Update: Like most on the extreme right, Rienthong has already claimed that he is a victim, but that he will fight against those who “intimidate” him. Yes, the fascist who has declared he will exterminate those he disagrees with on the worth of the great feudal institution bizarrely seeks sympathy and an opportunity to extend his threats.
He vows “tit-for-tat measures against opponents who he claims are trying to intimidate him.” He has “warned critics that he would ‘respond with violence’ to any violent attacks committed against his supporters.” He was firm: “My policy to deal with your violence is to respond with violence…”.
Are you listening Chaiyan Chaiyaporn?
He creates a rationale for his future violence by asserting that “the anti-monarchy movement has an armed group inside it. If they are allowed to grow, they will pose a grave danger to the monarchy.”
This is sounding like the extremists of the 1970s. It is very dangerously so when he states: “I have my battle colleagues who are ready to respond. If we do it, we will have no mercy.” Even more so when he talks of a “People’s Army to Protect the Monarchy”, and invites “retired military and police officers who are loyal to the King to a meeting at his hospital … to help the National Police Office punish perpetrators of the lese majeste law.”
His other claims were largely a nonsense recital of lies about not using violence and rule of law.

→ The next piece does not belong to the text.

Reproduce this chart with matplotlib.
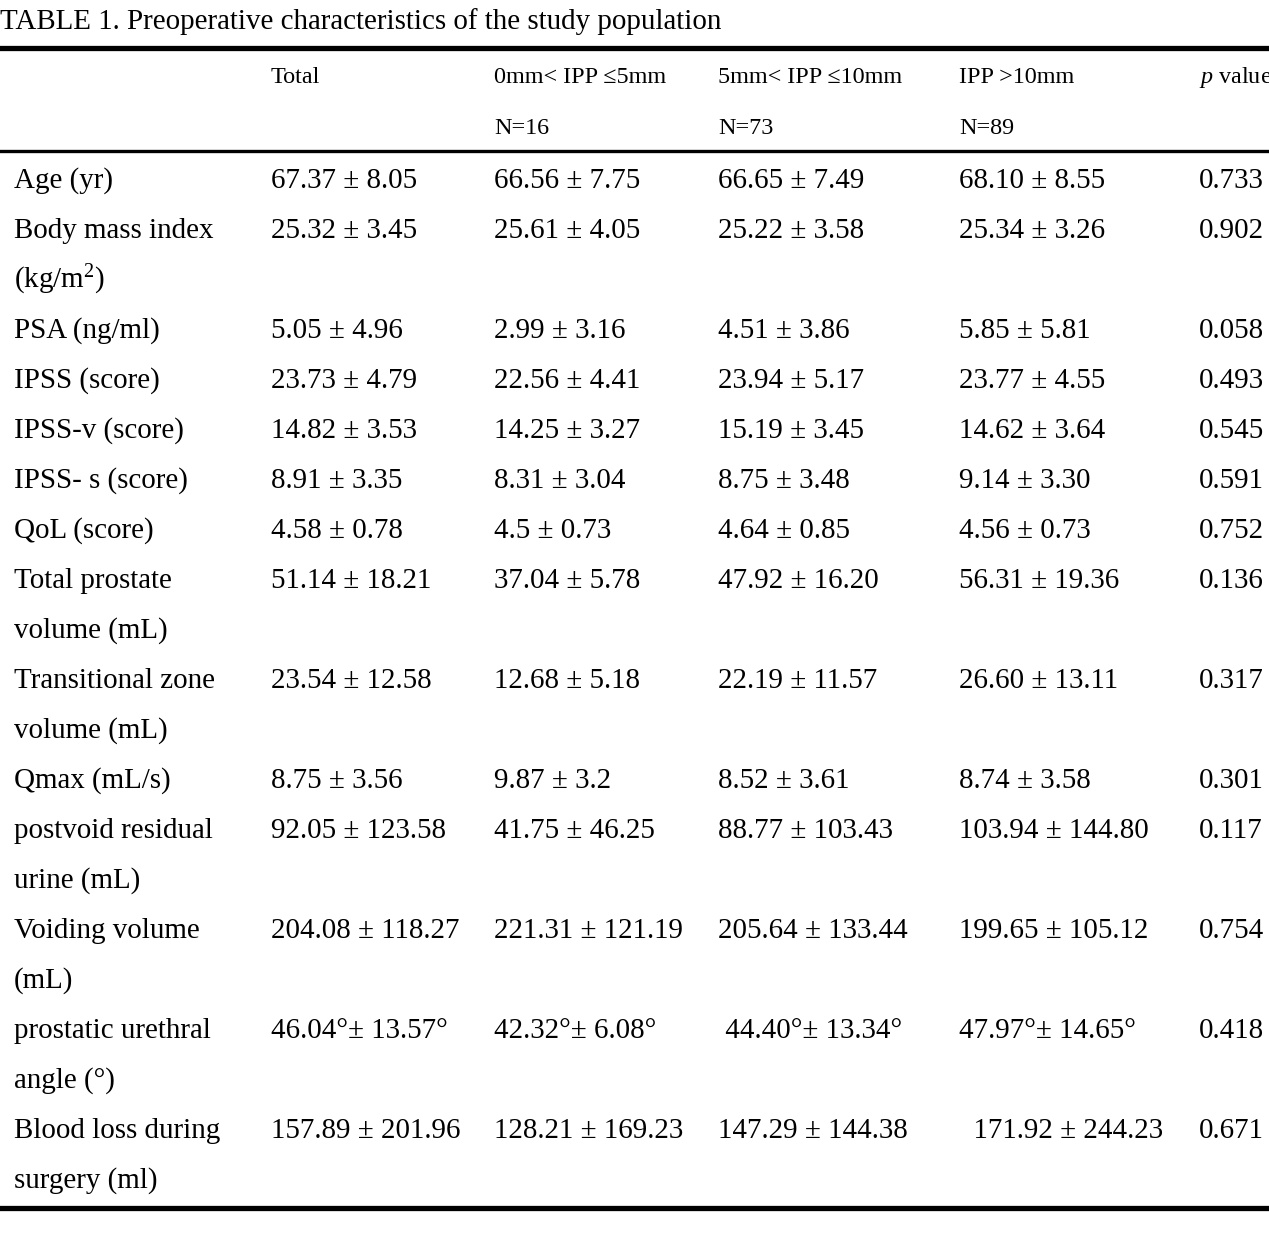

One claim that will be chilling for many is his allegation that his:
group has now located almost 300 suspected offenders and is gathering evidence to file police complaints, he said. Many of the suspects are close associates of politicians, while others were teenagers who had “bad thoughts”, he added.
Rienthong said he has also “set up a team of online volunteers to stand by around the clock to monitor websites with anti-monarchy content.” Hopefully the vigilantes will enjoy PPT’s content, although we wonder about their capacity for dealing with facts rather than the fiction that royalists find they need to believe. We imagine that like some fundamentalist preacher, Rienthong has measures in place to re-indoctrinate his fellow snoops.